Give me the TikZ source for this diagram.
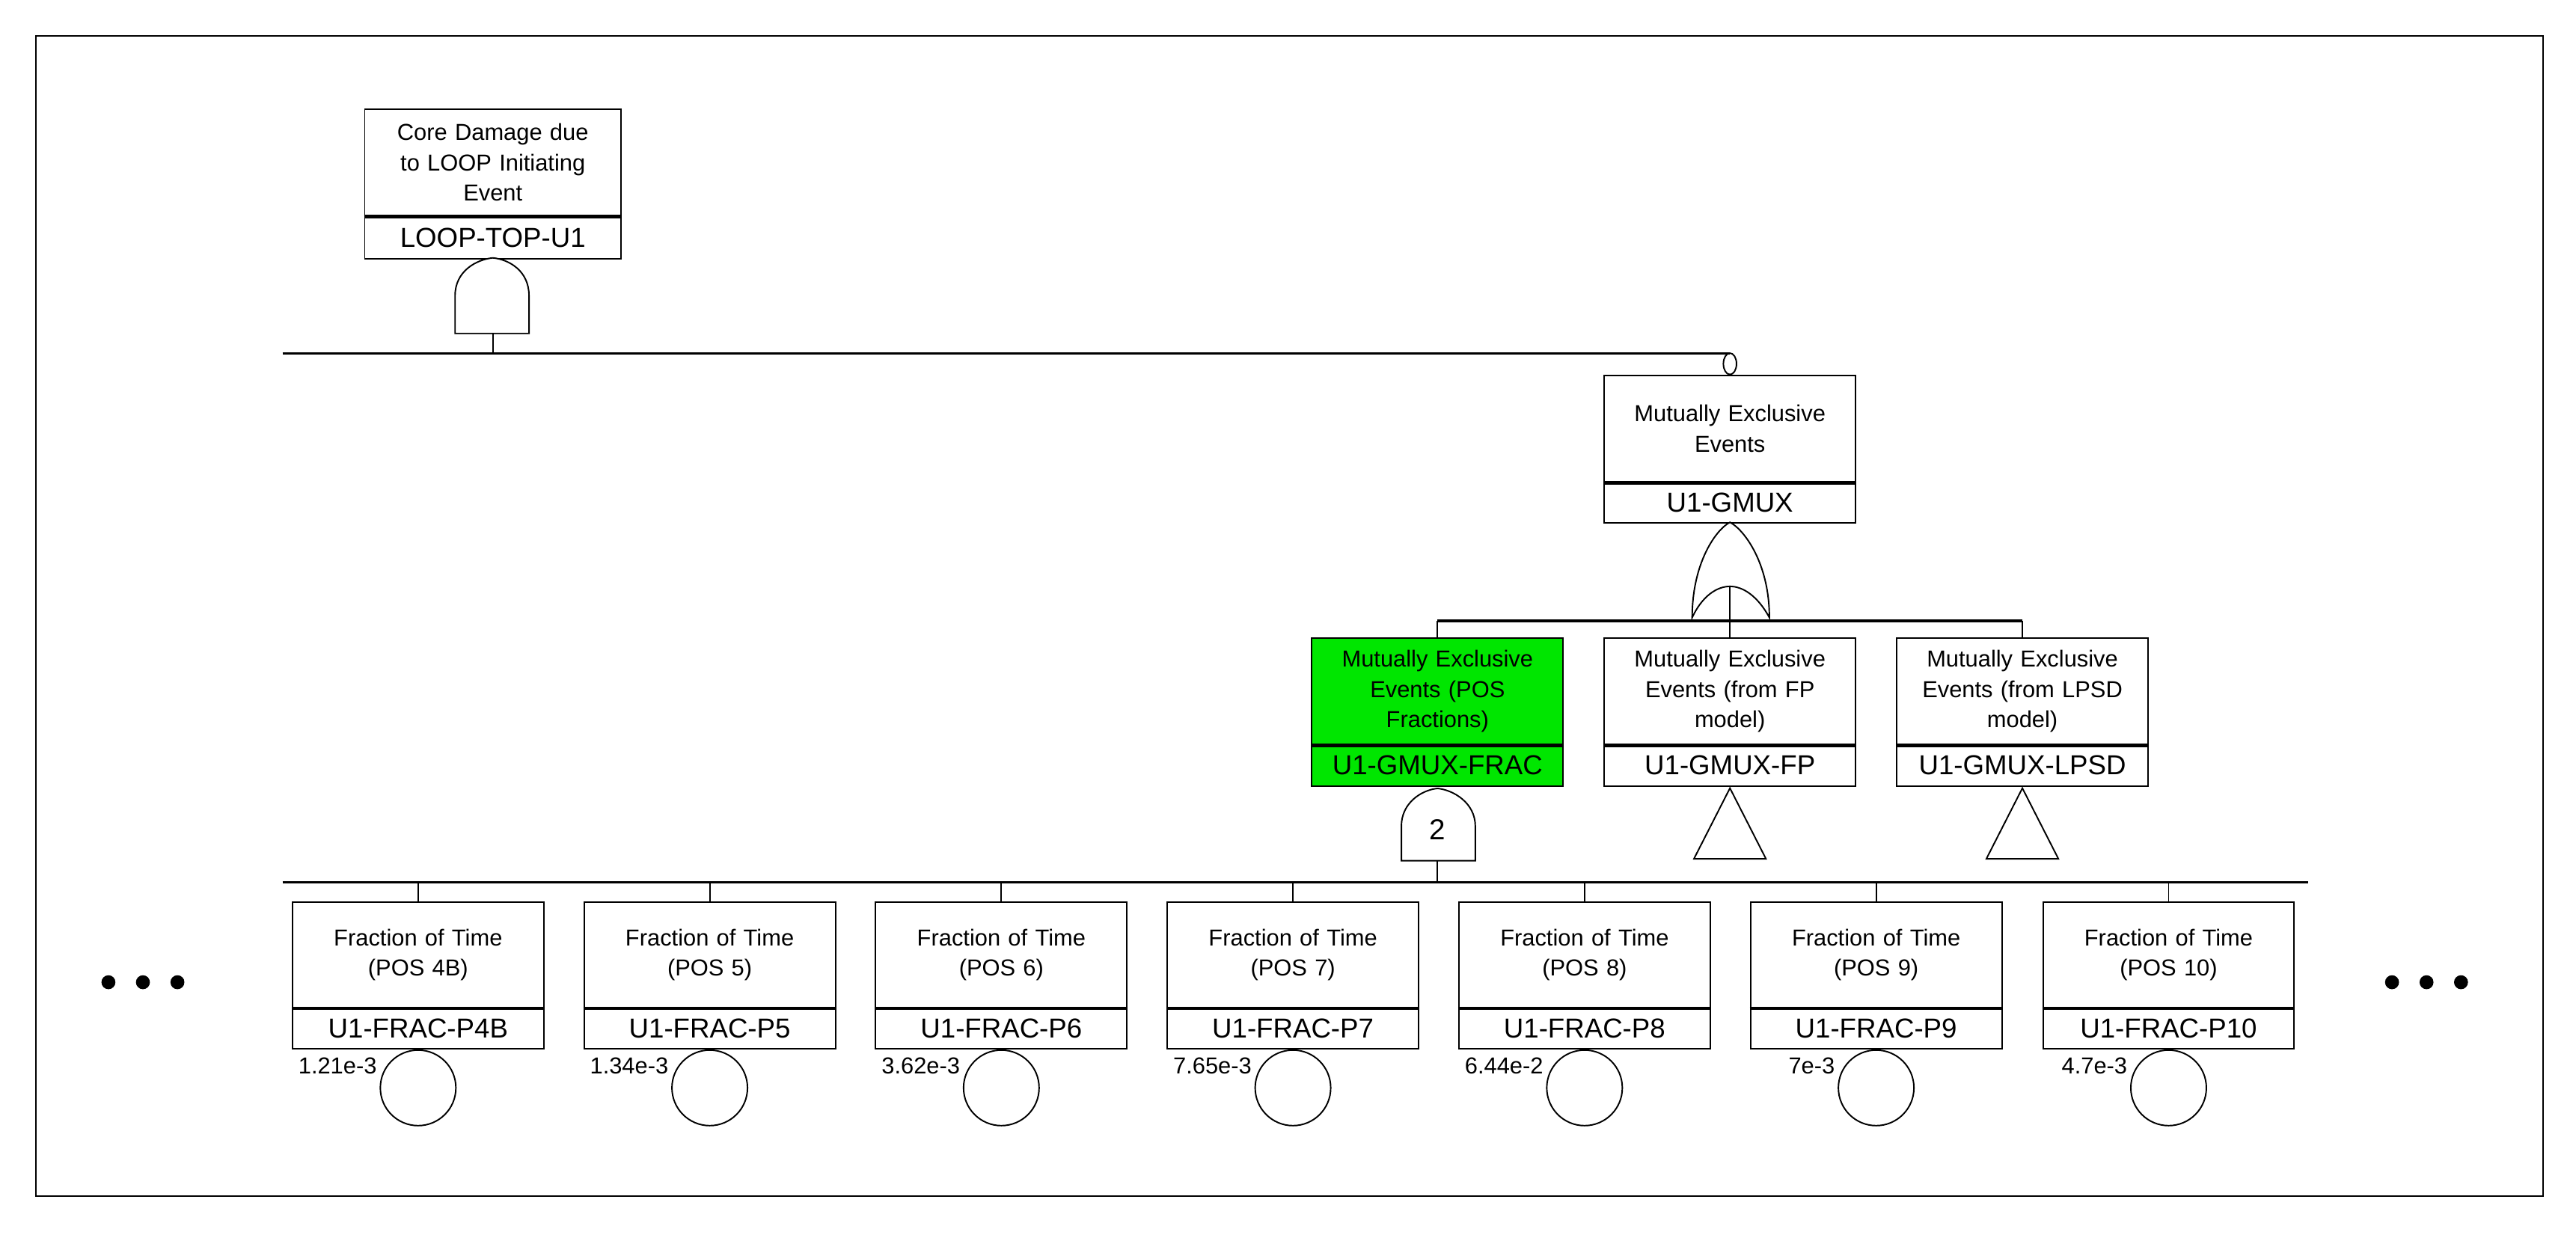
\documentclass[tikz,border=0pt]{standalone}
\usepackage{fontspec}
\setmainfont{Liberation Sans}
\usetikzlibrary{shapes.geometric}
\definecolor{mxgreen}{RGB}{0,230,0}
\begin{document}
\begin{tikzpicture}[x=0.02cm,y=-0.02cm,line width=0.5pt,
  desc/.style={draw,rectangle,anchor=north,minimum width=3.06cm,minimum height=1.3cm,inner sep=1pt,align=center,font=\fontsize{8}{10.5}\selectfont,text width=2.9cm},
  ident/.style={draw,rectangle,anchor=north,minimum width=3.06cm,minimum height=0.5cm,inner sep=0pt,font=\fontsize{9.5}{11}\selectfont},
  basic/.style={draw,circle,anchor=north,minimum size=0.92cm,inner sep=0pt},
  prob/.style={anchor=east,inner sep=1pt,font=\fontsize{8}{10}\selectfont},
  gate/.style={draw,fill=white},
  div/.style={line width=1.2pt}]
\useasboundingbox (0,0) rectangle (1568,751.5);
\draw (22,22) rectangle (1548,728);
% top event
\node[desc,minimum width=3.12cm,text width=3cm] (topd) at (300,66) {Core Damage due\\to LOOP Initiating\\Event};
\node[ident,minimum width=3.12cm] (topi) at (300,132) {LOOP-TOP-U1};
\draw[div] (topd.south west) -- (topd.south east);
\draw[gate] (277,203) -- (277,180) .. controls (277,165) and (290,158) .. (300,157) .. controls (310,158) and (322,165) .. (322,180) -- (322,203) -- cycle;
\coordinate (andout) at (300,203);
\coordinate (l1w) at (172,215);
\coordinate (l1e) at (1053,215);
\draw (andout) -- (andout |- l1w);
\draw[line width=0.8pt] (l1w) -- (l1e);
% GMUX
\node[desc] (muxd) at (1053,228) {Mutually Exclusive\\Events};
\node[ident] (muxi) at (1053,293) {U1-GMUX};
\draw[div] (muxd.south west) -- (muxd.south east);
\node[draw,ellipse,minimum width=0.16cm,minimum height=0.26cm,inner sep=0pt] (excl) at (1053,221.5) {};
\draw[gate] (1030,376) .. controls (1030,342) and (1045,322) .. (1053,318) .. controls (1061,322) and (1077,342) .. (1077,376) .. controls (1070,363) and (1061,357) .. (1053,357) .. controls (1045,357) and (1036,363) .. (1030,376) -- cycle;
\coordinate (orout) at (1053,357);
\coordinate (l2w) at (875,378);
\coordinate (l2e) at (1231,378);
\draw (orout) -- (orout |- l2w);
\draw[line width=0.8pt] (l2w) -- (l2e);
% second level
\node[desc,fill=mxgreen] (fracd) at (875,388) {Mutually Exclusive\\Events (POS\\Fractions)};
\node[ident,fill=mxgreen] (fraci) at (875,453) {U1-GMUX-FRAC};
\node[desc] (fpd) at (1053,388) {Mutually Exclusive\\Events (from FP\\model)};
\node[ident] (fpi) at (1053,453) {U1-GMUX-FP};
\node[desc] (lpd) at (1231,388) {Mutually Exclusive\\Events (from LPSD\\model)};
\node[ident] (lpi) at (1231,453) {U1-GMUX-LPSD};
\foreach \n in {fracd,fpd,lpd}{
  \draw[div] (\n.south west) -- (\n.south east);
  \draw (\n.north) -- (\n.north |- l2w);}
\draw[gate] (853,524) -- (853,503) .. controls (853,489) and (865,481) .. (875,480) .. controls (885,481) and (898,489) .. (898,503) -- (898,524) -- cycle;
\node[font=\fontsize{10}{12}\selectfont] (two) at (875,505) {2};
\node[draw,isosceles triangle,shape border rotate=90,isosceles triangle apex angle=54,minimum height=0.86cm,inner sep=0pt,anchor=apex] (trfp) at (fpi.south) {};
\node[draw,isosceles triangle,shape border rotate=90,isosceles triangle apex angle=54,minimum height=0.86cm,inner sep=0pt,anchor=apex] (trlp) at (lpi.south) {};
\coordinate (k2out) at (875,524);
\coordinate (l3w) at (172,537);
\coordinate (l3e) at (1405,537);
\draw (k2out) -- (k2out |- l3w);
\draw[line width=0.8pt] (l3w) -- (l3e);
% bottom events
\foreach \cx/\nm/\pos/\p in {254.5/P4B/4B/1.21e-3, 432/P5/5/1.34e-3, 609.5/P6/6/3.62e-3, 787/P7/7/7.65e-3, 964.5/P8/8/6.44e-2, 1142/P9/9/7e-3, 1320/P10/10/4.7e-3}{
  \node[desc,minimum height=1.28cm] (d\nm) at (\cx,549) {Fraction of Time\\(POS \pos)};
  \node[ident] (i\nm) at (\cx,613) {U1-FRAC-\nm};
  \draw[div] (d\nm.south west) -- (d\nm.south east);
  \draw (d\nm.north) -- (d\nm.north |- l3w);
  \node[basic] (c\nm) at (i\nm.south) {};
  \node[prob] (p\nm) at ([xshift=-0.46cm,yshift=-0.2cm]i\nm.south) {\p};
}
% ellipses
\foreach \x/\k in {66/a,87/b,108/c,1456/d,1477/e,1498/f}
  \fill (\x,598) circle (0.085cm) node (dot\k) {};
\end{tikzpicture}
\end{document}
══════════
:: WRITTEN TASK ::
Repeat the material exactly as it reads, without any of its pictures.

:: SOLUTION ::
Give me the TikZ source for this diagram.
\documentclass[tikz,border=0pt]{standalone}
\usepackage{fontspec}
\setmainfont{Liberation Sans}
\usetikzlibrary{shapes.geometric}
\definecolor{mxgreen}{RGB}{0,230,0}
\begin{document}
\begin{tikzpicture}[x=0.02cm,y=-0.02cm,line width=0.5pt,
  desc/.style={draw,rectangle,anchor=north,minimum width=3.06cm,minimum height=1.3cm,inner sep=1pt,align=center,font=\fontsize{8}{10.5}\selectfont,text width=2.9cm},
  ident/.style={draw,rectangle,anchor=north,minimum width=3.06cm,minimum height=0.5cm,inner sep=0pt,font=\fontsize{9.5}{11}\selectfont},
  basic/.style={draw,circle,anchor=north,minimum size=0.92cm,inner sep=0pt},
  prob/.style={anchor=east,inner sep=1pt,font=\fontsize{8}{10}\selectfont},
  gate/.style={draw,fill=white},
  div/.style={line width=1.2pt}]
\useasboundingbox (0,0) rectangle (1568,751.5);
\draw (22,22) rectangle (1548,728);
% top event
\node[desc,minimum width=3.12cm,text width=3cm] (topd) at (300,66) {Core Damage due\\to LOOP Initiating\\Event};
\node[ident,minimum width=3.12cm] (topi) at (300,132) {LOOP-TOP-U1};
\draw[div] (topd.south west) -- (topd.south east);
\draw[gate] (277,203) -- (277,180) .. controls (277,165) and (290,158) .. (300,157) .. controls (310,158) and (322,165) .. (322,180) -- (322,203) -- cycle;
\coordinate (andout) at (300,203);
\coordinate (l1w) at (172,215);
\coordinate (l1e) at (1053,215);
\draw (andout) -- (andout |- l1w);
\draw[line width=0.8pt] (l1w) -- (l1e);
% GMUX
\node[desc] (muxd) at (1053,228) {Mutually Exclusive\\Events};
\node[ident] (muxi) at (1053,293) {U1-GMUX};
\draw[div] (muxd.south west) -- (muxd.south east);
\node[draw,ellipse,minimum width=0.16cm,minimum height=0.26cm,inner sep=0pt] (excl) at (1053,221.5) {};
\draw[gate] (1030,376) .. controls (1030,342) and (1045,322) .. (1053,318) .. controls (1061,322) and (1077,342) .. (1077,376) .. controls (1070,363) and (1061,357) .. (1053,357) .. controls (1045,357) and (1036,363) .. (1030,376) -- cycle;
\coordinate (orout) at (1053,357);
\coordinate (l2w) at (875,378);
\coordinate (l2e) at (1231,378);
\draw (orout) -- (orout |- l2w);
\draw[line width=0.8pt] (l2w) -- (l2e);
% second level
\node[desc,fill=mxgreen] (fracd) at (875,388) {Mutually Exclusive\\Events (POS\\Fractions)};
\node[ident,fill=mxgreen] (fraci) at (875,453) {U1-GMUX-FRAC};
\node[desc] (fpd) at (1053,388) {Mutually Exclusive\\Events (from FP\\model)};
\node[ident] (fpi) at (1053,453) {U1-GMUX-FP};
\node[desc] (lpd) at (1231,388) {Mutually Exclusive\\Events (from LPSD\\model)};
\node[ident] (lpi) at (1231,453) {U1-GMUX-LPSD};
\foreach \n in {fracd,fpd,lpd}{
  \draw[div] (\n.south west) -- (\n.south east);
  \draw (\n.north) -- (\n.north |- l2w);}
\draw[gate] (853,524) -- (853,503) .. controls (853,489) and (865,481) .. (875,480) .. controls (885,481) and (898,489) .. (898,503) -- (898,524) -- cycle;
\node[font=\fontsize{10}{12}\selectfont] (two) at (875,505) {2};
\node[draw,isosceles triangle,shape border rotate=90,isosceles triangle apex angle=54,minimum height=0.86cm,inner sep=0pt,anchor=apex] (trfp) at (fpi.south) {};
\node[draw,isosceles triangle,shape border rotate=90,isosceles triangle apex angle=54,minimum height=0.86cm,inner sep=0pt,anchor=apex] (trlp) at (lpi.south) {};
\coordinate (k2out) at (875,524);
\coordinate (l3w) at (172,537);
\coordinate (l3e) at (1405,537);
\draw (k2out) -- (k2out |- l3w);
\draw[line width=0.8pt] (l3w) -- (l3e);
% bottom events
\foreach \cx/\nm/\pos/\p in {254.5/P4B/4B/1.21e-3, 432/P5/5/1.34e-3, 609.5/P6/6/3.62e-3, 787/P7/7/7.65e-3, 964.5/P8/8/6.44e-2, 1142/P9/9/7e-3, 1320/P10/10/4.7e-3}{
  \node[desc,minimum height=1.28cm] (d\nm) at (\cx,549) {Fraction of Time\\(POS \pos)};
  \node[ident] (i\nm) at (\cx,613) {U1-FRAC-\nm};
  \draw[div] (d\nm.south west) -- (d\nm.south east);
  \draw (d\nm.north) -- (d\nm.north |- l3w);
  \node[basic] (c\nm) at (i\nm.south) {};
  \node[prob] (p\nm) at ([xshift=-0.46cm,yshift=-0.2cm]i\nm.south) {\p};
}
% ellipses
\foreach \x/\k in {66/a,87/b,108/c,1456/d,1477/e,1498/f}
  \fill (\x,598) circle (0.085cm) node (dot\k) {};
\end{tikzpicture}
\end{document}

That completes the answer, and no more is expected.